The south-east chapel (now the organ chamber) has ashlar quoins and is covered by a catslide extension from the chancel roof. It contains a paired lancet window and a trefoiled wall niche commemorating Mary Agues Bolton, died 1928. The chancel's south wall displays exposed Norman quoins half-way along its length, two 19th-century lancet windows and two trefoiled wall niches for children of Alfred and Mary Lyall (died 1844) and Lucy Verena Holland (died 1866). The east wall is partly rendered in plaster painted to resemble flint, with two diagonal offset buttresses in brick and flint, and a 13th-century triple lancet east window. Between and forward of these buttresses is a mid-19th-century cast iron railing on a stone plinth, encircling an unmarked horizontal grave slab. The north wall displays exposed Norman nave quoins and a single lancet to the east.

The north wall of the chancel contains a 14th-century Decorated window of two lights with a sexfoil in the head to the west, and a central blocked 15th-century doorway with a four-centred arch, double hollow chamfer and drip mould. A trefoiled niche on the north-east buttress commemorates Sackree.

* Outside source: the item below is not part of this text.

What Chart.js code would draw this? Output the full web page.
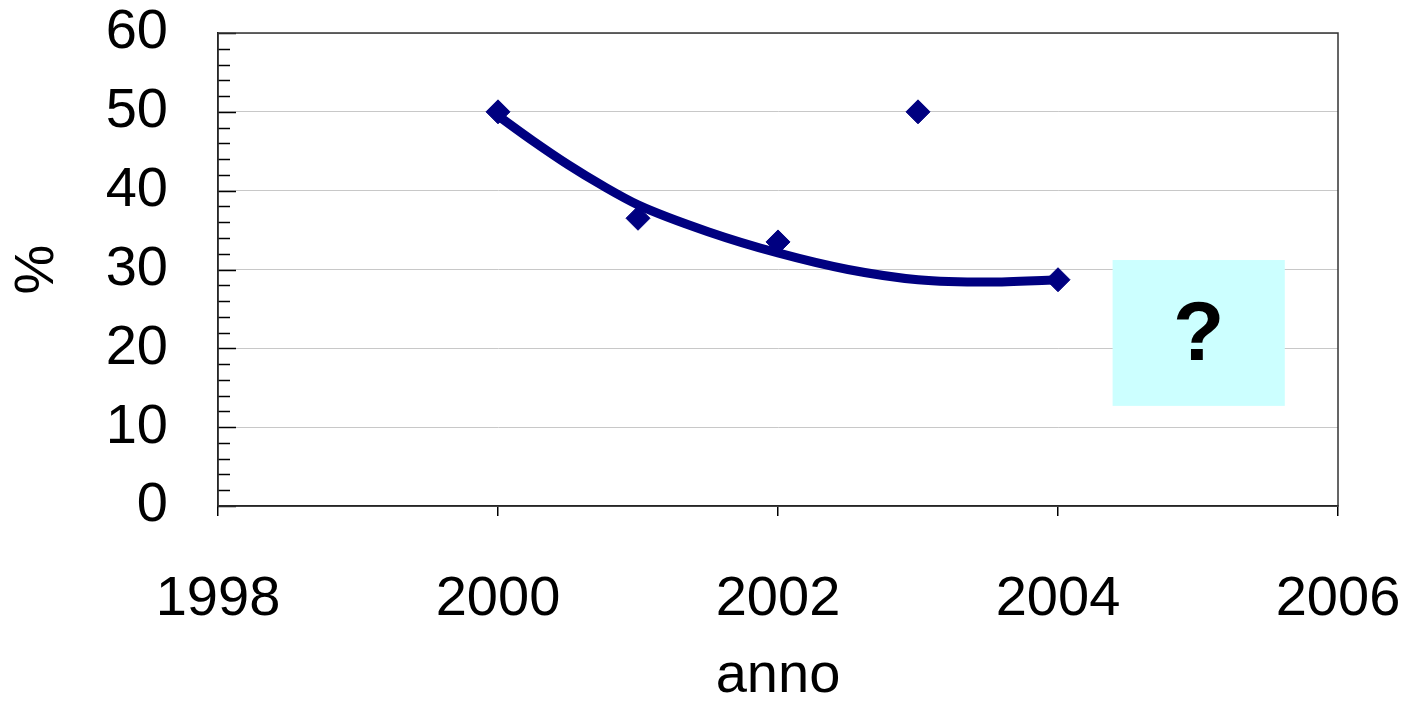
<!DOCTYPE html>
<html>
<head>
<meta charset="utf-8">
<script src="https://cdn.jsdelivr.net/npm/chart.js@4"></script>
<style>
  body { margin: 0; background: #fff; }
  #wrap { width: 1411px; height: 714px; }
</style>
</head>
<body>
<div id="wrap"><canvas id="chart"></canvas></div>
<script>
// observed values
const years = [2000, 2001, 2002, 2003, 2004];
const percent = [50, 36.5, 33.5, 50, 28.7];

// trend curve
const trendYears = [2000, 2000.25, 2000.5, 2000.75, 2001, 2001.5, 2002, 2002.5, 2003, 2003.5, 2004];
const trendValues = [49.5, 46.3, 43.3, 40.6, 38.2, 34.8, 32.1, 30, 28.7, 28.4, 28.7];

const xTicks = [1998, 2000, 2002, 2004, 2006];

// the "?" box, in data units
const boxX = [2004.39, 2005.62];
const boxY = [12.7, 31.2];

const font = 'Liberation Sans, Arial, sans-serif';

const framePlugin = {
    id: 'frame',
    beforeDatasetsDraw(chart) {
        const ctx = chart.ctx, a = chart.chartArea;
        const xs = chart.scales.x, ys = chart.scales.y;
        ctx.save();
        // minor and major ticks inside the plot
        ctx.strokeStyle = '#000';
        ctx.lineWidth = 1.5;
        for (let v = 0; v <= 60; v += 2) {
            const py = Math.round(ys.getPixelForValue(v)) + 0.5;
            const len = v % 10 === 0 ? 18 : 12;
            ctx.beginPath();
            ctx.moveTo(a.left, py);
            ctx.lineTo(a.left + len, py);
            ctx.stroke();
        }
        // question box
        const x0 = xs.getPixelForValue(boxX[0]), x1 = xs.getPixelForValue(boxX[1]);
        const y0 = ys.getPixelForValue(boxY[1]), y1 = ys.getPixelForValue(boxY[0]);
        ctx.fillStyle = '#ccffff';
        ctx.fillRect(x0, y0, x1 - x0, y1 - y0);
        ctx.fillStyle = '#000';
        ctx.font = 'bold 84px ' + font;
        ctx.textAlign = 'center';
        ctx.textBaseline = 'middle';
        ctx.fillText('?', (x0 + x1) / 2, (y0 + y1) / 2 + 4);
        // frame
        ctx.strokeStyle = '#333';
        ctx.lineWidth = 1.5;
        ctx.strokeRect(a.left, a.top, a.right - a.left, a.bottom - a.top);
        ctx.restore();
    }
};

new Chart(document.getElementById('chart'), {
    type: 'scatter',
    data: {
        datasets: [
            {
                type: 'line',
                data: trendYears.map((x, i) => ({ x: x, y: trendValues[i] })),
                borderColor: '#000080',
                borderWidth: 9,
                pointRadius: 0,
                cubicInterpolationMode: 'monotone',
                fill: false
            },
            {
                data: years.map((x, i) => ({ x: x, y: percent[i] })),
                backgroundColor: '#000080',
                borderColor: '#000080',
                pointStyle: 'rectRot',
                pointRadius: 12
            }
        ]
    },
    options: {
        responsive: true,
        maintainAspectRatio: false,
        animation: false,
        layout: { padding: { top: 33, right: 73, left: 0, bottom: 0 } },
        plugins: { legend: { display: false }, tooltip: { enabled: false } },
        scales: {
            x: {
                type: 'linear',
                min: 1998, max: 2006,
                afterBuildTicks(s) { s.ticks = xTicks.map(v => ({ value: v })); },
                afterFit(s) { s.height = 208; s.paddingLeft = 0; s.paddingRight = 0; },
                grid: { display: true, drawOnChartArea: false, color: '#000', tickLength: 10, lineWidth: 1.5 },
                border: { color: '#000', width: 1.5 },
                ticks: { color: '#000', font: { family: font, size: 56 }, padding: 50, maxRotation: 0, callback: v => String(v) },
                title: { display: true, text: 'anno', color: '#000', font: { family: font, size: 56 }, padding: { top: 36 } }
            },
            y: {
                min: 0, max: 60,
                afterFit(s) { s.width = 218; s.paddingTop = 0; s.paddingBottom = 0; },
                grid: { color: '#c8c8c8', lineWidth: 1, drawTicks: false },
                border: { color: '#000', width: 1.5 },
                ticks: { stepSize: 10, color: '#000', font: { family: font, size: 56 }, padding: 50 },
                title: { display: true, text: '%', color: '#000', font: { family: font, size: 56 }, padding: 4 }
            }
        }
    },
    plugins: [framePlugin]
});
</script>
</body>
</html>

The tower is a three-stage structure of flint with roughly dressed quoins and an eastern semi-circular apse with a tiled roof and two 19th-century windows. Single lights appear in the tower's second stage, with a large belfry opening above. The north wall has single lights to the first and second stages and a large belfry opening, with a 19th-century board door in the original semi-circular arched opening. The west wall has a single light to each stage, and a projecting chimney or garderobe corbelled out to the right.

The nave's north wall contains a 15th-century three-light window with a hollow chamfered surround and four-centred drip mould to the east, and a 19th-century single round-headed window to the west.

Interior

The interior comprises a four-bay nave with a 19th-century arcade to the south aisle and south transept. The arcade has three square-section piers and one round pier with plain chamfered arches. The roof consists of plastered barrel trusses with three crown posts; the trusses are higher and exposed to the east, emphasising the transept and crossing. The tower intrudes into the east end of the nave with a hollow chamfered doorway and plank door to the tower, and a blocked doorway to the rood loft.

The south aisle has a masonry screen to the transepts with two lancets and a trefoil over, and a square-headed and shouldered arch to the nave pier. The south transept has a barrel truss roof and a chamfered arch through to the south-east chapel (now organ room). The chancel features a hollow chamfered reveal to the mullion and a four-light transomed Perpendicular window with tracery, opening to the south-east organ room. Attached shafts in a chamfered surround frame the east triple lancet window. The barrel truss roof is plastered with exposed lattice-framing at the east end.

Fittings in the chancel include a cusped piscina and trefoiled sedile. Vestigial remains of a 19th-century reredos stand on the chancel east wall. The full-height wood chancel screen, designed by Butterfield, has three open bays; it is solid with spandrels painted with a crucifixion and two central gates with open wrought iron tracery. An octagonal font, also by Butterfield, dates to the period of restoration. A 12th-century stone relief of Archbishop Becket on the chancel south wall stands under a canopy with colonettes.

Monuments

The south aisle contains several monuments. Thomas Knight (died 1794), signed by Shout of Holborn, London, is commemorated by a wall plaque featuring a broken Ionic pillar on a plinth over a sarcophagus with claw feet. To the west is another work by Shout, a white tablet wall plaque with pillars, to Harriet Knatchbull (died 1791). Above this is a foliated and scrolled cartouche wall plaque to Thomas Carter (died 1707), with cherubs on either side and trumpets above.

The north wall bears a similar draped cartouche with garlands of fruit and flowers and cherubs supporting a shield, commemorating John Christmas (died 1712). To the west is a wall plaque to Edward Knight (died 1852), Jane Austen's brother, designed by S. Manning, featuring an angled draped sarcophagus with an obelisk above. Further east is a black plaque in a white marble surround, chamfered and lugged, with a scrolled pediment and achievement above, to Richard Munn, M.A., Vicar of Godmersham (died 1682).

Windows by Gibbs dating to 1866–67 appear in the south-west and east windows; those to the west are in memory of Edward Knight and his wife Elizabeth.